Да, под ногами принца, можно сказать, земля горела. Вержен и маршал, не на шутку озадаченные, не могли тем не менее поверить, что этот человек, в котором они видели лишь плута и развратника, мог оказаться таким мошенником и преступником. Мадам де ла Мотт не внушала им никакого доверия. Она выглядела уверенной в себе аферисткой, но никаких доказательств ее виновности не было. Доподлинно известно лишь то, что кардинал действительно вел переговоры с ювелирами; купчая была оформлена на его имя, и бедняга верил, что тогда, ночью, в Версале он встречался с Марией-Антуанеттой. Совершенно логично предположить, что существовала переписка между ним и королевой. Оба министра прекрасно понимали, что сожженные бумаги и были предполагаемые письма королевы. И если следствие продолжится процессом, то еще не известно, какие факты могут всплыть?

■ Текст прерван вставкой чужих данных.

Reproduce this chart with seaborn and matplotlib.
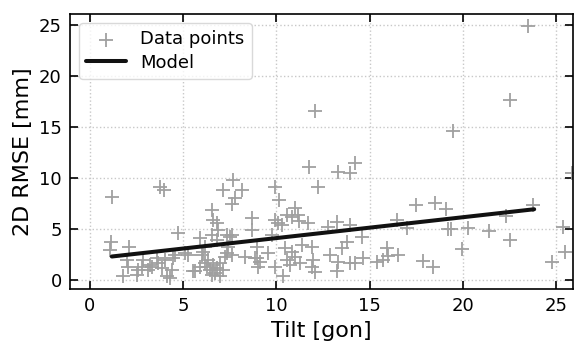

В четверг 25 августа Людовик XVI вызвал к себе Вержена, маршала и министра финансов Миромесниля, чтобы подвести итог. Королева, тихая и старающаяся остаться в тени, что совершенно для нее не типично, пришла как раз, когда маршал де Кастри рассказывал о результатах расследования. «Меня обвиняют, — промолвила она. — Я хочу знать, кто посмел использовать мое имя для своих грязных махинаций. Родственники кардинала хотят справедливости; он, кажется, тоже хочет того же; я же хочу, чтобы дело рассматривалось в суде». В кабинете воцарилось гробовое молчание. Опасаясь общественного процесса, во время которого может разгореться сильнейший скандал, маршал де Кастри предложил, «поскольку с самого начала дело не было передано в суд, то следует продолжать расследование в той же неофициальной форме. Это будет гораздо безопаснее». Министр принял сторону юридического разбирательства. «С того момента, как дело перейдет в руки правосудия, мы уже ничего не сможем сделать, — высказал свое мнение маршал. — Я думаю, нам следует выбирать то, что выгоднее прежде всего для нас, пострадавших». Вержен, выражаясь не столь откровенно и ясно, все же поддерживал маршала. Бретель молчал. Слово взяла королева: «Я считаю, что кардиналу тоже надо предоставить выбор; пусть члены его семьи решают, каким они хотели бы видеть разбирательство: административным или судебным, они должны представить свой ответ в письменной форме». После ее слов Людовик XVI приказал министрам донести это решение до кардинала. Ответ должен быть получен в трехдневный срок. Кардинал Роан передал через своего адвоката, что ждет официального судебного разбирательства. И добавил пожелание, чтобы его судил Высший королевский суд. В конце послания он приписал фразу, которая позволила избежать громкого скандала: «Могу ли я надеяться на милость Вашего Величества, поскольку вина моя лишь в том, что я был обманут. Я осмеливаюсь просить Ваше Величество быть ко мне снисходительным». Письмо подписали не только кардинал, но и его ближайшие родственники, принц де Монбазон, принц де Субиз, принц де Роан и архиепископ де Камбре.
Итак, кардинал был передан в руки правосудия. Система правосудия во Франции того времени выглядела примерно так: король, главный судья, делегировал свои полномочия верховному суду, т. е. парламенту. В случае, если речь шла о чести королевы, было вполне естественно то, что король сам оставался верховным судьей. Можно задать вопрос: а подумали ли Мария-Антуанетта и ее августейший супруг об общественном мнении, пытаясь взять бразды правления процессом в свои руки. Тем более, что королеву и так слишком критиковали. Дело в том, что Людовик XVI, недооценивая Парижский парламент, решил, что процесс пойдет по его плану. Однако король и предположить не мог, что он и королевская власть могут существенно пострадать в ходе этого разбирательства.